Kelompok pejuang Palestina, Hamas, telah menjadi sorotan dalam beberapa waktu terakhir. Pada tanggal 7 Oktober, kelompok ini berhasil menembus perbatasan antara Gaza dan Israel dan melakukan penyerangan ke wilayah Israel. Dalam penyerangan ini, sekitar 1.400 warga Israel tewas dan lebih dari 200 warga diculik oleh Hamas.
Sebagai respons, Israel melancarkan serangan udara terberatnya ke Gaza untuk menghancurkan Hamas. Namun, serangan ini juga menewaskan lebih dari 9.000 jiwa warga Gaza yang mayoritasnya adalah warga sipil.

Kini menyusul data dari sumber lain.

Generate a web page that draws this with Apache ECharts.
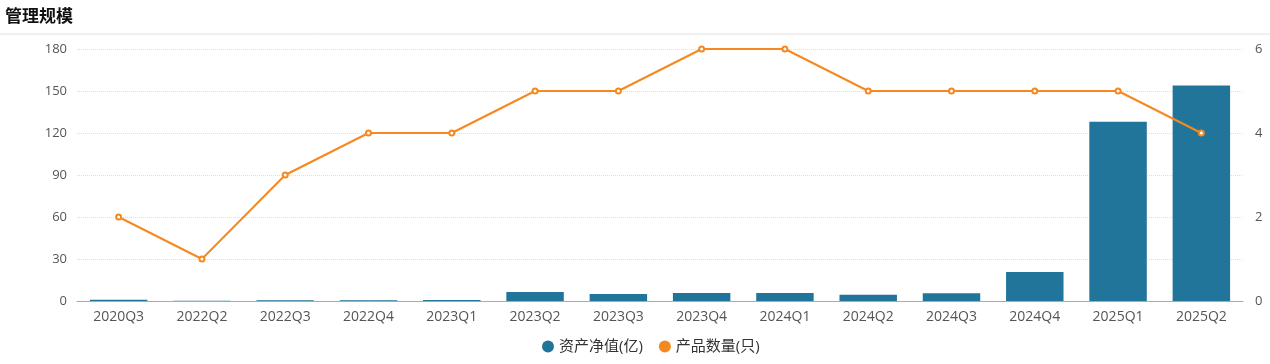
<!DOCTYPE html>
<html><head><meta charset="utf-8">
<script src="https://cdn.jsdelivr.net/npm/echarts@6/dist/echarts.min.js"></script>
<style>html,body{margin:0;padding:0;background:#fff}#c{width:1270px;height:364px}</style>
</head><body><div id="c"></div>
<script>
const categories = ['2020Q3','2022Q2','2022Q3','2022Q4','2023Q1','2023Q2','2023Q3','2023Q4','2024Q1','2024Q2','2024Q3','2024Q4','2025Q1','2025Q2'];
const netAssets = [0.9, 0.2, 0.6, 0.6, 0.8, 6.4, 5.0, 5.7, 5.8, 4.5, 5.6, 20.7, 128, 154];
const productCount = [2, 1, 3, 4, 4, 5, 5, 6, 6, 5, 5, 5, 5, 4];
const leftTicks = {min: 0, max: 180, interval: 30};
const rightTicks = {min: 0, max: 6, interval: 2};

const chart = echarts.init(document.getElementById('c'));
const font = '"Open Sans", "Noto Sans CJK SC", sans-serif';
chart.setOption({
  textStyle: {fontFamily: font},
  title: {text: '管理规模', left: 0, top: 2, textStyle: {fontSize: 17, fontWeight: 'bold', color: '#111', fontFamily: '"Noto Sans CJK SC", sans-serif'}},
  graphic: [{type: 'line', shape: {x1: 0, y1: 34, x2: 1270, y2: 34}, style: {stroke: '#e2e2e2', lineWidth: 1}}],
  grid: {left: 77, right: 27, top: 49, bottom: 63},
  legend: {bottom: 5, left: 537, itemWidth: 12, itemHeight: 12, itemGap: 16, icon: 'circle',
    textStyle: {fontSize: 15, color: '#333', fontFamily: font}, data: ['资产净值(亿)', '产品数量(只)']},
  xAxis: {type: 'category', data: categories,
    axisLine: {lineStyle: {color: '#aaa'}}, axisTick: {lineStyle: {color: '#aaa'}, length: 5},
    axisLabel: {color: '#555', fontSize: 14, margin: 9, fontFamily: font}},
  yAxis: [
    {type: 'value', min: leftTicks.min, max: leftTicks.max, interval: leftTicks.interval,
      axisLine: {show: false}, axisTick: {show: false},
      axisLabel: {color: '#555', fontSize: 13, margin: 10, fontFamily: font},
      splitLine: {lineStyle: {type: 'dotted', color: '#ddd'}}},
    {type: 'value', min: rightTicks.min, max: rightTicks.max, interval: rightTicks.interval,
      axisLine: {show: false}, axisTick: {show: false},
      axisLabel: {color: '#555', fontSize: 13, margin: 12, fontFamily: font},
      splitLine: {lineStyle: {type: 'dotted', color: '#ddd'}}}
  ],
  series: [
    {name: '资产净值(亿)', type: 'bar', data: netAssets, barWidth: '69%', itemStyle: {color: '#21759b'}},
    {name: '产品数量(只)', type: 'line', yAxisIndex: 1, data: productCount, symbol: 'emptyCircle', symbolSize: 5,
      itemStyle: {color: '#f5891f'}, lineStyle: {color: '#f5891f', width: 2}}
  ]
});
</script></body></html>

Dalam perkembangan konflik ini, muncul skenario tentang kemungkinan Hamas benar-benar dihancurkan di Gaza. Menteri Luar Negeri Amerika Serikat, Antony Blinken, telah menyarankan kepada Presiden Palestina, Mahmoud Abbas, dan Otoritas Palestina (PA) untuk mengambil kembali kekuasaan di Gaza dari Hamas.
Namun, hal ini masih menimbulkan pertanyaan. Karena PA dipimpin oleh kelompok Fatah yang merupakan lawan politik Hamas, dan banyak warga Gaza melihat PA sebagai pihak yang tunduk pada Israel dan pendukung internasionalnya.

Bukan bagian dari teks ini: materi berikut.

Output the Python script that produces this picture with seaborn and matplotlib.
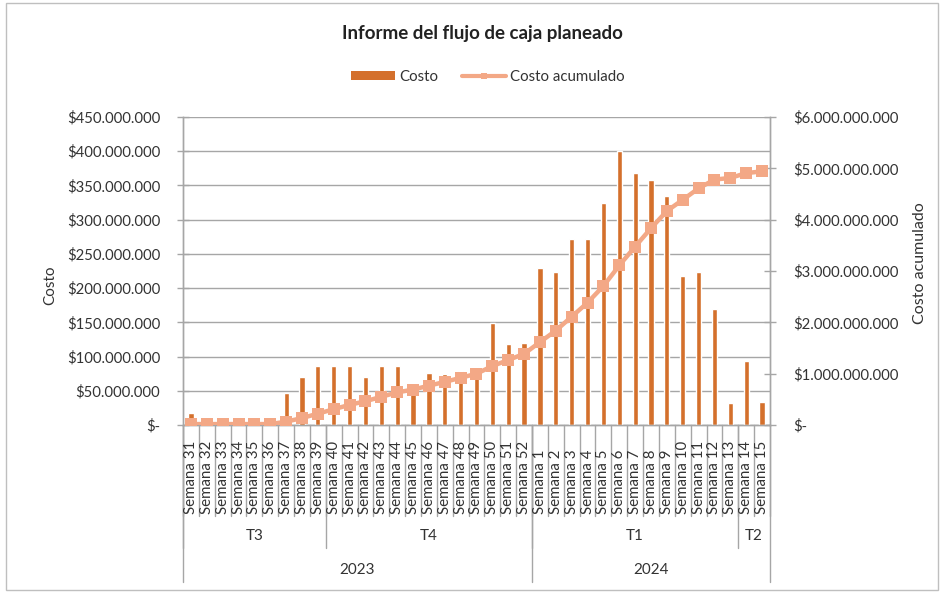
import numpy as np
import pandas as pd
import matplotlib
matplotlib.use("Agg")
import matplotlib.pyplot as plt
import matplotlib.transforms as mtransforms
from matplotlib.patches import Patch, Rectangle
from matplotlib.lines import Line2D
from itertools import groupby
import seaborn as sns

# data
semanas = [f"Semana {n}" for n in range(31, 53)] + [f"Semana {n}" for n in range(1, 16)]
trimestres = ["T3"] * 9 + ["T4"] * 13 + ["T1"] * 13 + ["T2"] * 2
anios = ["2023"] * 22 + ["2024"] * 15
costo_millones = [18, 0, 0, 0, 0, 0, 47, 70, 86, 86, 86, 70, 86, 86, 55, 76, 74, 79, 80,
                  149, 118, 120,
                  229, 224, 272, 272, 325, 400, 368, 358, 335, 218, 224, 170, 32, 94, 34]

bar_color = "#D4702C"
line_color = "#F3A886"
grid_color = "#A6A6A6"

df = pd.DataFrame({"semana": semanas, "costo": np.array(costo_millones) * 1e6})
df["acumulado"] = df["costo"].cumsum()
df["pos"] = np.arange(len(df))

sns.set_style("white")
plt.rcParams["font.family"] = ["Lato", "DejaVu Sans"]

W, H = 948, 592
fig = plt.figure(figsize=(W / 100, H / 100), dpi=100)
ax_l, ax_r, ax_b, ax_t = 183, 770, 425, 117
ax = fig.add_axes([ax_l / W, 1 - ax_b / H, (ax_r - ax_l) / W, (ax_b - ax_t) / H])

sns.barplot(data=df, x="semana", y="costo", color=bar_color, width=0.33,
            saturation=1, ax=ax, zorder=3)
ax.set_ylim(0, 450e6)
ax.set_yticks(np.arange(0, 450e6 + 1, 50e6))
ax.yaxis.grid(True, color=grid_color, lw=1)
ax.set_axisbelow(True)

def money(v, pos=None):
    if abs(v) < 1:
        return "$-"
    return "$" + f"{v:,.0f}".replace(",", ".")

ax.yaxis.set_major_formatter(plt.FuncFormatter(money))
ax.tick_params(axis="y", direction="inout", length=9, width=1, color=grid_color,
               labelsize=10.7, labelcolor="#333333", pad=12)
ax.set_xlabel("")
ax.set_ylabel("")
ax.set_xticks([])

ax2 = ax.twinx()
sns.lineplot(data=df, x="pos", y="acumulado", ax=ax2, color=line_color, lw=3.2,
             marker="s", markersize=8.5, markeredgewidth=0, zorder=4)
ax2.set_ylim(0, 6e9)
ax2.set_yticks(np.arange(0, 6e9 + 1, 1e9))
ax2.yaxis.set_major_formatter(plt.FuncFormatter(money))
ax2.tick_params(axis="y", direction="inout", length=9, width=1, color=grid_color,
                labelsize=10.7, labelcolor="#333333", pad=12)
ax2.set_xlabel("")
ax2.set_ylabel("")
ax.set_xlim(-0.5, len(df) - 0.5)

for a in (ax, ax2):
    for side in ("left", "right", "bottom"):
        a.spines[side].set_color(grid_color)
        a.spines[side].set_linewidth(1)
    a.spines["top"].set_visible(False)

# multi-level category axis
hpx = ax_b - ax_t
def ay(px):
    return -(px - ax_b) / hpx

trans = mtransforms.blended_transform_factory(ax.transData, ax.transAxes)
for i, s in enumerate(semanas):
    ax.text(i, ay(514), s, rotation=90, ha="center", va="bottom", fontsize=10.8,
            color="#333333", transform=trans, clip_on=False)

n = len(semanas)
for x in np.arange(-0.5, n, 1.0):
    ax.plot([x, x], [0, ay(516)], color=grid_color, lw=1, transform=trans, clip_on=False)

start = 0
for lab, grp in groupby(trimestres):
    cnt = len(list(grp))
    ax.plot([start - 0.5] * 2, [0, ay(548)], color=grid_color, lw=1,
            transform=trans, clip_on=False)
    ax.text(start + (cnt - 1) / 2, ay(536), lab, ha="center", va="center",
            fontsize=11, color="#333333", transform=trans, clip_on=False)
    start += cnt

start = 0
for lab, grp in groupby(anios):
    cnt = len(list(grp))
    ax.plot([start - 0.5] * 2, [0, ay(582)], color=grid_color, lw=1,
            transform=trans, clip_on=False)
    ax.text(start + (cnt - 1) / 2, ay(570), lab, ha="center", va="center",
            fontsize=11, color="#333333", transform=trans, clip_on=False)
    start += cnt
ax.plot([n - 0.5] * 2, [0, ay(582)], color=grid_color, lw=1, transform=trans, clip_on=False)

# titles and axis names
fig.text(482 / W, 1 - 33 / H, "Informe del flujo de caja planeado", ha="center",
         va="center", fontsize=13.5, fontweight="bold", color="#222222")
fig.text(50 / W, 1 - 285 / H, "Costo", rotation=90, ha="center", va="center",
         fontsize=11, color="#333333")
fig.text(920 / W, 1 - 263 / H, "Costo acumulado", rotation=90, ha="center",
         va="center", fontsize=11.5, color="#333333")

handles = [Patch(facecolor=bar_color, edgecolor="none"),
           Line2D([0], [0], color=line_color, lw=3, marker="s", markersize=5,
                  markeredgewidth=0)]
fig.legend(handles, ["Costo", "Costo acumulado"], loc="center",
           bbox_to_anchor=(488 / W, 1 - 77 / H), ncol=2, frameon=False,
           fontsize=10.8, handlelength=2.9, handleheight=0.5, columnspacing=1.6,
           handletextpad=0.3, labelcolor="#333333")

fig.patches.append(Rectangle((6 / W, 1 - 590 / H), 932 / W, 587 / H, fill=False,
                             edgecolor="#BFBFBF", lw=1, transform=fig.transFigure))

fig.savefig("out.png", dpi=100)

Menurut Analis dari Carnegie Endowment for Peace, Nathan Brown, sulit bagi PA untuk memimpin Gaza. PA harus meminta bantuan Israel untuk membatalkan kebijakan lamanya yang memisahkan Gaza dan Tepi Barat. Namun, belum bisa dipastikan apakah Israel akan mengizinkannya.

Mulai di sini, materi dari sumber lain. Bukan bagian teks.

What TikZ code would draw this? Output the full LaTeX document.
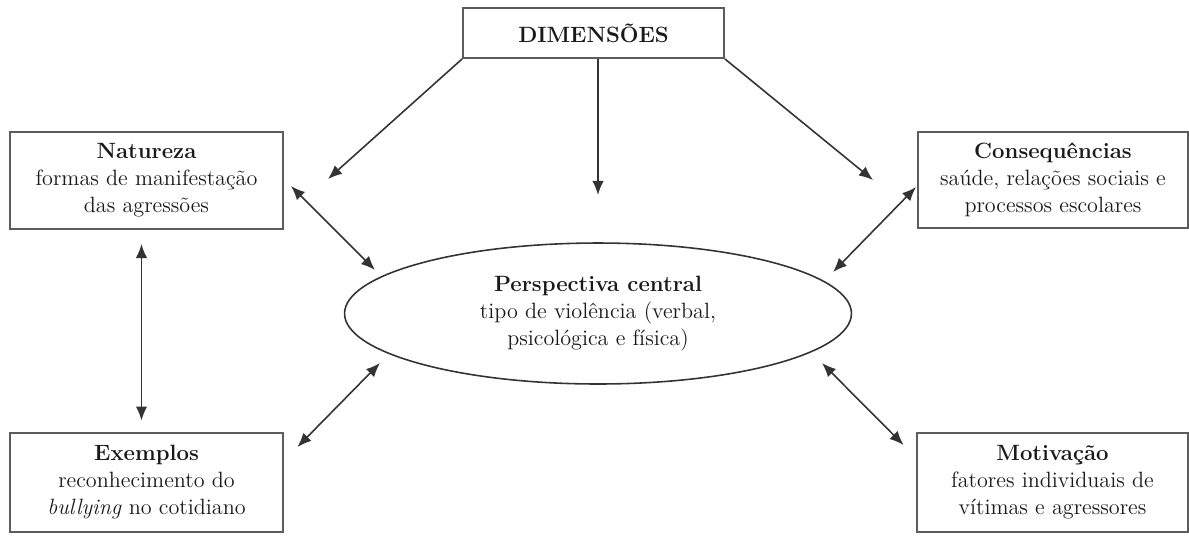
\documentclass[tikz,border=0pt]{standalone}
\usepackage{tikz}
\usetikzlibrary{shapes.geometric,arrows.meta}
\definecolor{boxGray}{rgb}{0.36,0.36,0.36}
\definecolor{arrowGray}{rgb}{0.2,0.2,0.2}
\definecolor{textDark}{rgb}{0.1,0.1,0.1}

\begin{document}
\begin{tikzpicture}[x=0.02cm, y=-0.02cm, font=\fontsize{12.6}{15.4}\selectfont, text=textDark,
  box/.style={draw=boxGray, line width=1.1pt, inner sep=0pt, align=center},
  oval/.style={ellipse, draw=arrowGray, line width=0.9pt, inner sep=0pt, align=center},
  arr/.style={arrowGray, line width=0.9pt, -{Latex[length=8pt,width=6.5pt]}},
  dbl/.style={arrowGray, line width=0.9pt, {Latex[length=8pt,width=6.5pt]}-{Latex[length=8pt,width=6.5pt]}}]
 	\useasboundingbox (0,0) rectangle (1189,559);
 	% boxes
 	\node[box, minimum width=5.22cm, minimum height=1cm] (dim) at (593.5,33) {\textbf{DIMENSÕES}};
 	\node[box, minimum width=5.46cm, minimum height=1.94cm] (nat) at (146.5,180.5)
 	  {\textbf{Natureza}\\formas de manifestação\\das agressões};
 	\node[box, minimum width=5.4cm, minimum height=1.92cm] (cons) at (1053,180)
 	  {\textbf{Consequências}\\saúde, relações sociais e\\processos escolares};
 	\node[box, minimum width=5.46cm, minimum height=1.98cm] (exe) at (146.5,482.5)
 	  {\textbf{Exemplos}\\reconhecimento do\\\textit{bullying} no cotidiano};
 	\node[box, minimum width=5.42cm, minimum height=1.98cm] (mot) at (1052.5,482.5)
 	  {\textbf{Motivação}\\fatores individuais de\\vítimas e agressores};
 	\node[oval, minimum width=10.14cm, minimum height=2.82cm] (ell) at (598,313.5)
 	  {\textbf{Perspectiva central}\\tipo de violência (verbal,\\psicológica e física)};
 	% arrows from the top
 	\coordinate (natIn) at (328,179);
 	\coordinate (ellIn) at (598,195);
 	\coordinate (consIn) at (873,180);
 	\draw[arr] (dim.south west) -- (natIn);
 	\draw[arr] (dim.south -| ellIn) -- (ellIn);
 	\draw[arr] (dim.south east) -- (consIn);
 	% two-way arrows
 	\draw[dbl] ([shift={(7,5.5)}]nat.east) -- ([shift={(-223,-43.5)}]ell.center);
 	\draw[dbl] ([shift={(-5,14)}]nat.south) -- ([shift={(-5,-11.5)}]exe.north);
 	\draw[dbl] ([shift={(13.5,-35.5)}]exe.east) -- ([shift={(-218,49.5)}]ell.center);
 	\draw[dbl] ([shift={(-1,7)}]cons.west) -- ([shift={(235,-41.5)}]ell.center);
 	\draw[dbl] ([shift={(-12.5,-37.5)}]mot.west) -- ([shift={(224,49.5)}]ell.center);
\end{tikzpicture}
\end{document}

Selain itu, PA juga menghadapi kekurangan popularitas di Gaza dan masalah pendanaan yang serius. Anggaran PA telah mencapai titik puncaknya karena Israel menahan pendapatan pajak yang dikumpulkan dari warga Palestina.
Jurnalis senior The Guardian, Peter Beaumont, menambahkan bahwa kondisi Gaza menjadi sulit jika Hamas tidak ada. Bila PA harus berkuasa di Gaza, lembaga itu akan bergantung pada Israel yang telah menyerang wilayah itu dengan keras.
Untuk kembali berkuasa di Gaza, PA memerlukan pemilu, tetapi tidak jelas apakah PA akan memenangkannya, terlebih jika pemilu tidak melibatkan pihak-pihak yang mendukung kekerasan.
Pemerintahan PA di Gaza berakhir dengan penghinaan yang nyata. Anggota Fatah meninggalkan jalur pantai menuju Tepi Barat dengan berpakaian minim, merupakan metafora atas keruntuhan PA di Gaza yang masih bertahan hingga saat ini.